[ih] The UCLA 360/91 on the ARPAnet/Internet
Noel Chiappa
jnc at mercury.lcs.mit.edu
Sun May 13 06:58:54 PDT 2012
> From: Vint Cerf <vint at google.com>
> I don't think we had a name for the group of implementors sponsored by
> ARPA.
I think at the time we informally called it the 'Internet working group' - I
didn't realize at the time that that was a duplication of the name of the
earlier international high-level design effort! (No doubt this will confuse
unwary historians in the future! :-) I've seen it referred to in IEN's that
way too (e.g. IEN-3, IEN-191).
Just for additional confusion, at that point we referred to the Internet
Protocol as "IN" (see IEN-53 for an example of this), not "IP".
> Dave Clark did his IBM PC version probably around 1980?
Dave didn't do the PC version - that was John Romkey and Dave Bridgham. Dave
had worked on the Multics TCP to start with (I'm not sure who wrote most of
it - see:
http://mailman.postel.org/pipermail/internet-history/2006-January/000513.html
for more - I think Michael Greenwald took over maintaining on it after Dave,
and then Charlie Hornig); he then did one in BCPL for Tripos while on
sabatical at Cambridge, and after he got back, and MIT got the Xerox
Alto/Dover donation, he moved that one to the Alto.

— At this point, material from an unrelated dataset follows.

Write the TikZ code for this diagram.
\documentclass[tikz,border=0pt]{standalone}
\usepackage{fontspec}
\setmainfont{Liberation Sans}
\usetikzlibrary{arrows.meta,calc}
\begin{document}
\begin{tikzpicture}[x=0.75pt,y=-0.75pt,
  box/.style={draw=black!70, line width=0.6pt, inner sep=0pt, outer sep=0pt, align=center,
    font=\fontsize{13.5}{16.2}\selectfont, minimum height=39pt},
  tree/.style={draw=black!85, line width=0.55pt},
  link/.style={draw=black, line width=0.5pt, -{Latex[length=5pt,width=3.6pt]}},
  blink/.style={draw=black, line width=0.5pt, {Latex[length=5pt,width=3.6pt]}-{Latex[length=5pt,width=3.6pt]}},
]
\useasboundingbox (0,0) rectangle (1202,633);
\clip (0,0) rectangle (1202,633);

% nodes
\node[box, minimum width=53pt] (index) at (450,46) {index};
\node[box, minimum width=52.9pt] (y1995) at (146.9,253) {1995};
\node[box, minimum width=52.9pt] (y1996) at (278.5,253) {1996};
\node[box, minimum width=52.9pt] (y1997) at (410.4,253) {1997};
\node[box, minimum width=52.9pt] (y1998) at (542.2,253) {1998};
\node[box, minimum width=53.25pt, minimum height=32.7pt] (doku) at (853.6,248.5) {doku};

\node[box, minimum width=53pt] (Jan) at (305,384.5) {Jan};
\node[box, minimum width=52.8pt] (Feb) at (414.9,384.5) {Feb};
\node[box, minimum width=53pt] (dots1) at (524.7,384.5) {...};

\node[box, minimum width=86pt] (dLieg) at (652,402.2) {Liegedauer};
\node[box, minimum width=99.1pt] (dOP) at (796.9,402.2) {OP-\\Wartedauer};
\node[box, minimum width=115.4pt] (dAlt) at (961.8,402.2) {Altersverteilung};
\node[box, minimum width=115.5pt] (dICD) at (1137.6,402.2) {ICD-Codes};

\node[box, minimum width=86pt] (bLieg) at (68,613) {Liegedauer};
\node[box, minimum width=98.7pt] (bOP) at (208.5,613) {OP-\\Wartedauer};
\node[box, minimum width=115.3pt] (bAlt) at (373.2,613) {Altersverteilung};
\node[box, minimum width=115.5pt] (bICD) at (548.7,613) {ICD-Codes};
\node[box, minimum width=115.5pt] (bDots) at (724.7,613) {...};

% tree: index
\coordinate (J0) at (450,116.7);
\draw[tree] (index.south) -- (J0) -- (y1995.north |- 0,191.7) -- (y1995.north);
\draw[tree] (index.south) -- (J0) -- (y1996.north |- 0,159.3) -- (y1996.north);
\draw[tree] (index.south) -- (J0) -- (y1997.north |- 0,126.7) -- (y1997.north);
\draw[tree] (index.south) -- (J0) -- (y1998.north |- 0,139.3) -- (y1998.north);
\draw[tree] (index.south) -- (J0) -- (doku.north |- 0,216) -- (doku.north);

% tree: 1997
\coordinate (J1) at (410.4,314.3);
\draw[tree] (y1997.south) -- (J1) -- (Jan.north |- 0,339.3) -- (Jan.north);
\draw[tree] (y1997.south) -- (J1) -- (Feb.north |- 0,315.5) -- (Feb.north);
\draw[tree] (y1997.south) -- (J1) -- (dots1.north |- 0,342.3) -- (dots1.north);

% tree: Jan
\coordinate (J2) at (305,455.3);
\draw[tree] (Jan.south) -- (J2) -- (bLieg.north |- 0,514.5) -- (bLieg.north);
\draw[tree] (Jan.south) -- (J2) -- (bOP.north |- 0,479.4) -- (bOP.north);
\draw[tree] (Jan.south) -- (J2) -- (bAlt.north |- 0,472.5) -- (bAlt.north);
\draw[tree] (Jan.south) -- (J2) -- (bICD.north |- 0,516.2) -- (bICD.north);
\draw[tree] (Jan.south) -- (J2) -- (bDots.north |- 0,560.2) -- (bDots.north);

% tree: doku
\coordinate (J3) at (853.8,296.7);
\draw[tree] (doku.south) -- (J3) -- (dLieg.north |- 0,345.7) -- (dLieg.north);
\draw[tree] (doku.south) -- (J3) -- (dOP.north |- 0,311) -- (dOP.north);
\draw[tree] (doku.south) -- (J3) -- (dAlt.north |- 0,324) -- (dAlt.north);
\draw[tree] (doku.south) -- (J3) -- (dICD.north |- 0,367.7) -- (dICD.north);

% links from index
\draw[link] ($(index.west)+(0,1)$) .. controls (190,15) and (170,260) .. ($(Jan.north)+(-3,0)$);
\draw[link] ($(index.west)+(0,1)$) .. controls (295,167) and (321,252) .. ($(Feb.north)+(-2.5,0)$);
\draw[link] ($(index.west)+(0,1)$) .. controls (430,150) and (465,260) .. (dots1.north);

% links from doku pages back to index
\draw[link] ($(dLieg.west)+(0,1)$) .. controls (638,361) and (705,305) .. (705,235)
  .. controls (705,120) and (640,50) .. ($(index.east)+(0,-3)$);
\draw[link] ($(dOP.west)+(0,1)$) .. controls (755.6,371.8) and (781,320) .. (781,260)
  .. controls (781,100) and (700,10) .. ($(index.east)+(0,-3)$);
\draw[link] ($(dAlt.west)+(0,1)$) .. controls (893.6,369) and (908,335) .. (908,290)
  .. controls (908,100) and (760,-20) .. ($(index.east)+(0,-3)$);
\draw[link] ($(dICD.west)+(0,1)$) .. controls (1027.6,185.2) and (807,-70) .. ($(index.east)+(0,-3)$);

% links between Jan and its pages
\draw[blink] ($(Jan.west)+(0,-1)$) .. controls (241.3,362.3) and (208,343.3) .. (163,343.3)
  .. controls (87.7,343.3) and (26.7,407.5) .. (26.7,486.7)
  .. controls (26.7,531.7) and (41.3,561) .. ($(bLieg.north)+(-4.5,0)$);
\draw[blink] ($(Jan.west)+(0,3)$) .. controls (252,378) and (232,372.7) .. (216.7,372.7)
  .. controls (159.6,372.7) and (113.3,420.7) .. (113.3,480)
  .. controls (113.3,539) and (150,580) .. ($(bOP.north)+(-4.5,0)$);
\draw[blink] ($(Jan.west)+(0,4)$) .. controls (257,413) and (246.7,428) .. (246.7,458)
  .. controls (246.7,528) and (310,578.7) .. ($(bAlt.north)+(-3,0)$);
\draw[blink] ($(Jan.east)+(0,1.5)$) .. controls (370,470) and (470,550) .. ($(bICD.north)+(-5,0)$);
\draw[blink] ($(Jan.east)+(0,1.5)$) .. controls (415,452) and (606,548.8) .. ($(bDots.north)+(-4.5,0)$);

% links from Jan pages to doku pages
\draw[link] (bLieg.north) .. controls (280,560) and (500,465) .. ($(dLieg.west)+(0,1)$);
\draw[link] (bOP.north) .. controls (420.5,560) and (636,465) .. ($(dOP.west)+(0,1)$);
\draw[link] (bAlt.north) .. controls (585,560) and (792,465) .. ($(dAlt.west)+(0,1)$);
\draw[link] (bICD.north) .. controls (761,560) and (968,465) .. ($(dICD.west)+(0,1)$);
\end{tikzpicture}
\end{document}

Some of the ideas he did on his "user TELNET centric TCP" were used in a TCP
we did for PDP-11 Unix (by Larry Allen - Liza Martin did a more classical TCP
for the same machine - both used the same kernel support, where only the
packet de-mux was in the kernel, and the rest of the TCP was in the user
space). I then did a TCP for Bridge based on the Allen one. The IBM PC one
came after all those, I think (maybe not after the Bridge one, but definitely
after the others).
I don't have dates off the top of my head for much of that (although I could
probably research it in my archives if anyone needs to know); I can say for
sure that the Alto one was done around March 1980.
> Danny Cohen and David Reed were proponents of splitting off IP but I
> don't think they were on the ICCB
I'm pretty sure Dave didn't. He phased out of network work shortly after
doing UDP (January 1979). I don't recall what he switched to working on (I
had thought it was his PhD thesis, but I see that was done by '78).